Compensation committees today are busily tweaking their pay policies to address all of those concerns. But many are struggling to find a balance between demonstrating good governance and justly rewarding and retaining top executives.
Treading Carefully
Results of the nonbinding shareholder advisory votes on executive pay packages, required for public companies by the Dodd-Frank Wall Street Reform and Consumer Protection Act, have indicated that investors are generally OK with executive compensation programs. They’ve given a majority thumbs-up about 96% of the time, and in more than 90% of cases the approval rate has been at least 80%, notes Rick Smith, a managing director in the global employer services practice at BDO.
That suggests companies are spending sufficient time connecting executive pay to the business plan and doing a good job explaining the structure in proxy statements, Smith says.
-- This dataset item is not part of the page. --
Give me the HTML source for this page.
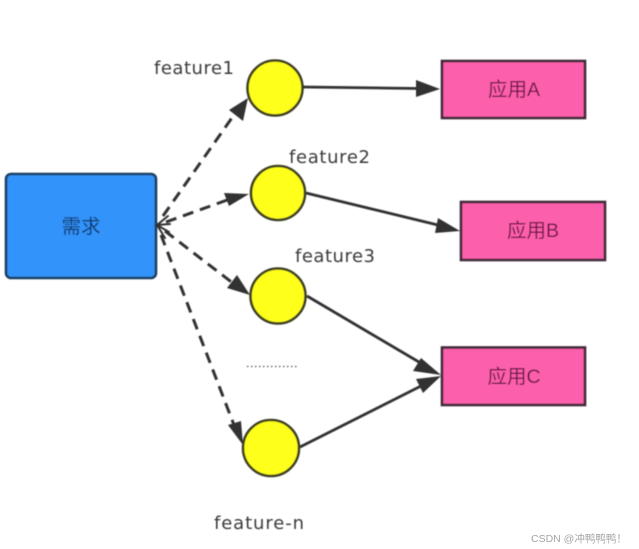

But boards shouldn’t take too much solace in those results. In structuring pay plans, boards’ compensation committees must keep in mind that they understand the company’s particular needs in a way that few outsiders — even some large institutional investors — can, says Marc Hodak, a partner at compensation consulting firm Farient Advisors. In the current climate, however, they run a real risk of alienating shareholders if their actions don’t appear to have a justifiable motive.